- If You Cannot Say Anything Nice, That May Just Be Ok
- May 18, 2017 | Author: Robert Weir
- Law Firm: Borden Ladner Gervais LLP - Toronto Office
- Adam Papp lost his job in December 2013. There was nothing extraordinary about how he lost his job: he was let go without cause and paid out his statutory entitlements under the Ontario Employment Standards Act, 2000 and a little bit more. Mr. Papp quickly, diligently and appropriately began a search for alternative employment. On the day following the termination, he contacted his former boss, Ernest Stokes, to ask if he could use Mr. Stokes as a reference. Mr. Stokes agreed. It took time for Mr. Papp to receive any offers but six months after the termination of his employment, he was advised by the Government of Yukon that he was their number one candidate for a job. The Government of Yukon contacted Mr. Stokes with some pre-arranged questions. Mr. Stokes did not provide a positive reference. When asked, for example, how Mr. Papp worked in a team setting, he replied, "Not well. He has a chip." When asked if he saw evidence of an ability to develop good working relationships, Mr. Stokes answered, "Did not see any evidence of it." Mr. Papp did not get the job with the Government of Yukon. Instead, he sued Mr. Stokes and his company for $830,000, made up of claims for defamation, punitive and aggravated damages and mental suffering.

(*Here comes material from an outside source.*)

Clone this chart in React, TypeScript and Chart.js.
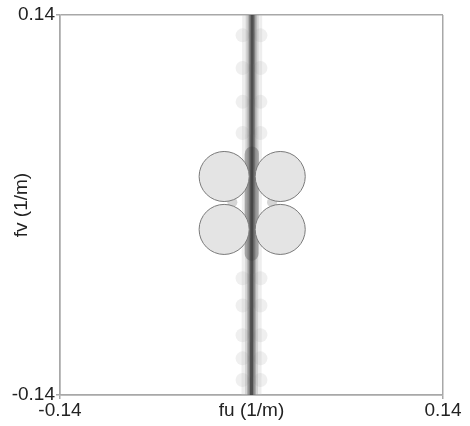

The case of Adam Papp v Stokes Economic Consulting Inc. and Ernest Stokes, released by the Ontario Superior Court of Justice on April 18, 2017, raises the question of when a former employer may be held liable, including personally liable, for an unfavourable reference.
The Court notes that the test for defamation is threefold. First, Mr. Papp needed to show that the reference provided by Mr. Stokes tended to lower his reputation in the eyes of the Government of Yukon. He succeeded here. Second, he needed to show that the words referred to him, which they clearly did. And third, he needed to show that the words were published, meaning that they were communicated to a third person and, again, they clearly were.
Having established the three elements of the tort, the burden then shifted to Mr. Stokes to raise a defence. Here, Mr. Stokes relied on the defences of justification (that the statements were substantially true) and of qualified privilege. A qualified privilege exists where a former employer provides a reference. In other words, the law recognizes that an employer should be permitted to provide a negative reference so long as he is not motivated by malice in doing so.
Mr. Stokes prevailed on both defences. The Court found that there was evidence that Mr. Papp did not get along with his co-workers. It also found that Mr. Stokes did not act maliciously when providing the reference. His comments, although negative, were based on facts that he had gathered from some of Mr. Papp's co-workers. The Court dismissed Mr. Papp's claims for defamation, punitive and aggravated damages and mental suffering.
For employers who continue to provide references for former employees, there are lessons here. First, honest references made in good faith are defensible. Second, any references, negative or positive, should be based on objective and verifiable facts. Third, anyone with an axe to grind against a former employee should not be permitted anywhere near a reference. Finally, consider a policy on references that includes, at a minimum, a point person to respond to any such requests.
Despite the outcome, many employers will see this case as a justification for a "No Reference" policy. Mr. Stokes and his company endured three plus years of no-doubt expensive litigation defending themselves. Perhaps somewhere over those years, they came to regret that five minute phone call with the Government of Yukon.